• GOAL: Return the records from the first line through the line containing "var yTicks = [0.02, 0.03, 0.04, 0.05, 0.06, 0.07, 0.08, 0.09];", and leave out the pictures.

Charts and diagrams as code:
[Start]
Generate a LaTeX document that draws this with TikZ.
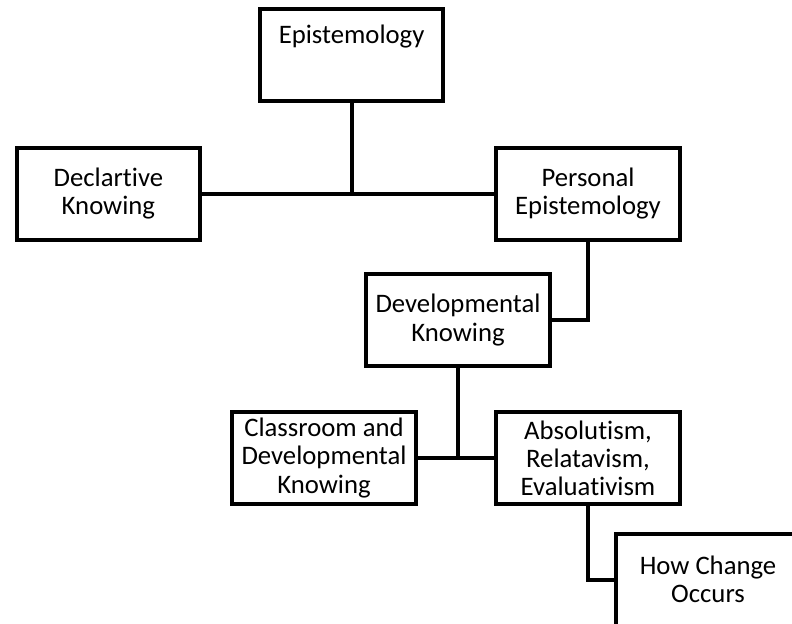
\documentclass[tikz,border=0pt]{standalone}
\usepackage{fontspec}
\setmainfont{Carlito}[Ligatures={NoCommon}]
\usepackage{tikz}
\usetikzlibrary{positioning}
\usepackage{xcolor}
\definecolor{mapline}{RGB}{0,0,0}
\tikzstyle{topic} = [rectangle, minimum width=4.58cm, minimum height=2.3cm, align=center, text centered, draw=mapline, fill=white, line width=0.1cm, font=\fontsize{19}{20}\selectfont]
\tikzstyle{link} = [line width=0.1cm, color=mapline]

\begin{document}
\begin{tikzpicture}
\clip (0,0) rectangle (19.8,-15.575);
\node[topic, text height=0.5cm, text depth=1.1cm] (epi) at (8.79,-1.375) {Epistemology};
\node[topic] (decl) at (2.71,-4.84) {Declartive\\Knowing};
\node[topic] (pers) at (14.7,-4.84) {Personal\\Epistemology};
\node[topic] (dev) at (11.45,-8.0) {Developmental\\Knowing};
\node[topic] (class) at (8.1,-11.45) {Classroom and\\Developmental\\Knowing};
\node[topic] (abs) at (14.7,-11.45) {Absolutism,\\Relatavism,\\Evaluativism};
\node[topic] (how) at (17.7,-14.49) {How Change\\Occurs};

\draw[link] (decl.east) -- (pers.west);
\draw[link] (epi.south) -- (epi.south |- decl.east);
\draw[link] (pers.south) |- (dev.east);
\draw[link] (class.east) -- (abs.west);
\draw[link] (dev.south) -- (dev.south |- class.east);
\draw[link] (abs.south) |- (how.west);
\end{tikzpicture}
\end{document}
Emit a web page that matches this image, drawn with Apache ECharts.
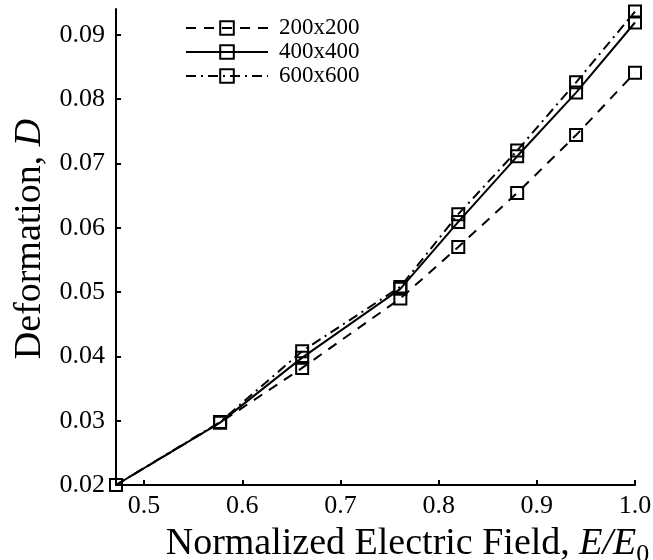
<!DOCTYPE html>
<html>
<head>
<meta charset="utf-8">
<script src="https://cdn.jsdelivr.net/npm/echarts@6/dist/echarts.min.js"></script>
<style>html,body{margin:0;padding:0;background:#fff}#c{width:653px;height:560px}</style>
</head>
<body>
<div id="c"></div>
<script>
var fieldValues = [0.4714, 0.5774, 0.661, 0.761, 0.82, 0.88, 0.94, 1.0];
var def200 = [0.0200, 0.0297, 0.0382, 0.0490, 0.0570, 0.0654, 0.0744, 0.0841];
var def400 = [0.0200, 0.0297, 0.0398, 0.0505, 0.0609, 0.0711, 0.0810, 0.0919];
var def600 = [0.0200, 0.0298, 0.0408, 0.0508, 0.0621, 0.0720, 0.0826, 0.0936];
var seriesNames = ['200x200', '400x400', '600x600'];
var xTicks = [0.5, 0.6, 0.7, 0.8, 0.9, 1.0];
var yTicks = [0.02, 0.03, 0.04, 0.05, 0.06, 0.07, 0.08, 0.09];

var FONT = 'Liberation Serif';
function pairs(ys){ return fieldValues.map(function(x,i){ return [x, ys[i]]; }); }
function mk(name, ys, type){
  return {
    name: name, type: 'line', data: pairs(ys),
    symbol: 'rect', symbolSize: 12, clip: false,
    lineStyle: {color: '#000', width: 2, type: type},
    itemStyle: {color: 'rgba(255,255,255,0)', borderColor: '#000', borderWidth: 2},
    emphasis: {disabled: true}, animation: false
  };
}
var chart = echarts.init(document.getElementById('c'), null, {renderer: 'canvas'});
chart.setOption({
  animation: false,
  backgroundColor: '#fff',
  grid: {left: 116, right: 18, top: 9, bottom: 75, containLabel: false, outerBoundsMode: 'none'},
  legend: {
    orient: 'vertical', left: 185, top: 16, itemGap: 0, padding: 0,
    itemWidth: 82, itemHeight: 17,
    textStyle: {fontFamily: FONT, fontSize: 23, color: '#000', lineHeight: 24, padding: [0,0,0,6]},
    data: seriesNames
  },
  xAxis: {
    type: 'value', min: 0.4714, max: 1.0,
    splitLine: {show: false},
    axisLine: {onZero: false, lineStyle: {color: '#000', width: 2}},
    axisTick: {inside: true, length: 5, lineStyle: {color: '#000', width: 2}, customValues: xTicks},
    axisLabel: {customValues: xTicks, fontFamily: FONT, fontSize: 26, color: '#000', margin: 8,
      formatter: function(v){ return v.toFixed(1); }},
    name: '{n|Normalized Electric Field, }{i|E/E}{s|0}',
    nameLocation: 'middle', nameGap: 35,
    nameTextStyle: {padding: [0,0,0,64], rich: {
      n: {fontFamily: FONT, fontSize: 38, color: '#000'},
      i: {fontFamily: FONT, fontSize: 38, fontStyle: 'italic', color: '#000'},
      s: {fontFamily: FONT, fontSize: 26, color: '#000', padding: [22,0,0,0]}
    }}
  },
  yAxis: {
    type: 'value', min: 0.02, max: 0.094,
    splitLine: {show: false},
    axisLine: {onZero: false, lineStyle: {color: '#000', width: 2}},
    axisTick: {inside: true, length: 5, lineStyle: {color: '#000', width: 2}, customValues: yTicks},
    axisLabel: {customValues: yTicks, fontFamily: FONT, fontSize: 26, color: '#000', margin: 11,
      formatter: function(v){ return v.toFixed(2); }},
    name: '{n|Deformation, }{i|D}',
    nameLocation: 'middle', nameGap: 66,
    nameTextStyle: {padding: [0,0,0,16], rich: {
      n: {fontFamily: FONT, fontSize: 38, color: '#000'},
      i: {fontFamily: FONT, fontSize: 38, fontStyle: 'italic', color: '#000'}
    }}
  },
  series: [mk(seriesNames[0], def200, [10, 8]), mk(seriesNames[1], def400, 'solid'), mk(seriesNames[2], def600, [10, 5, 2, 5])]
});
</script>
</body>
</html>
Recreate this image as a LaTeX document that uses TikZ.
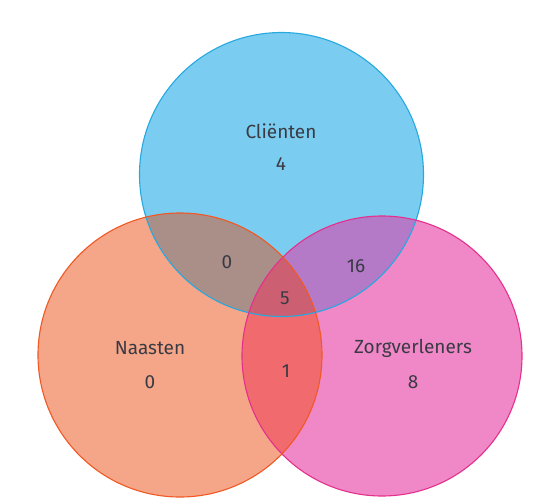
[End]
• OUTPUT OF THE TASK:
Generate a LaTeX document that draws this with TikZ.
\documentclass[tikz,border=0pt]{standalone}
\usepackage{fontspec}
\setmainfont{Carlito}[Ligatures={NoCommon}]
\usepackage{tikz}
\usetikzlibrary{positioning}
\usepackage{xcolor}
\definecolor{mapline}{RGB}{0,0,0}
\tikzstyle{topic} = [rectangle, minimum width=4.58cm, minimum height=2.3cm, align=center, text centered, draw=mapline, fill=white, line width=0.1cm, font=\fontsize{19}{20}\selectfont]
\tikzstyle{link} = [line width=0.1cm, color=mapline]

\begin{document}
\begin{tikzpicture}
\clip (0,0) rectangle (19.8,-15.575);
\node[topic, text height=0.5cm, text depth=1.1cm] (epi) at (8.79,-1.375) {Epistemology};
\node[topic] (decl) at (2.71,-4.84) {Declartive\\Knowing};
\node[topic] (pers) at (14.7,-4.84) {Personal\\Epistemology};
\node[topic] (dev) at (11.45,-8.0) {Developmental\\Knowing};
\node[topic] (class) at (8.1,-11.45) {Classroom and\\Developmental\\Knowing};
\node[topic] (abs) at (14.7,-11.45) {Absolutism,\\Relatavism,\\Evaluativism};
\node[topic] (how) at (17.7,-14.49) {How Change\\Occurs};

\draw[link] (decl.east) -- (pers.west);
\draw[link] (epi.south) -- (epi.south |- decl.east);
\draw[link] (pers.south) |- (dev.east);
\draw[link] (class.east) -- (abs.west);
\draw[link] (dev.south) -- (dev.south |- class.east);
\draw[link] (abs.south) |- (how.west);
\end{tikzpicture}
\end{document}
Emit a web page that matches this image, drawn with Apache ECharts.
<!DOCTYPE html>
<html>
<head>
<meta charset="utf-8">
<script src="https://cdn.jsdelivr.net/npm/echarts@6/dist/echarts.min.js"></script>
<style>html,body{margin:0;padding:0;background:#fff}#c{width:653px;height:560px}</style>
</head>
<body>
<div id="c"></div>
<script>
var fieldValues = [0.4714, 0.5774, 0.661, 0.761, 0.82, 0.88, 0.94, 1.0];
var def200 = [0.0200, 0.0297, 0.0382, 0.0490, 0.0570, 0.0654, 0.0744, 0.0841];
var def400 = [0.0200, 0.0297, 0.0398, 0.0505, 0.0609, 0.0711, 0.0810, 0.0919];
var def600 = [0.0200, 0.0298, 0.0408, 0.0508, 0.0621, 0.0720, 0.0826, 0.0936];
var seriesNames = ['200x200', '400x400', '600x600'];
var xTicks = [0.5, 0.6, 0.7, 0.8, 0.9, 1.0];
var yTicks = [0.02, 0.03, 0.04, 0.05, 0.06, 0.07, 0.08, 0.09];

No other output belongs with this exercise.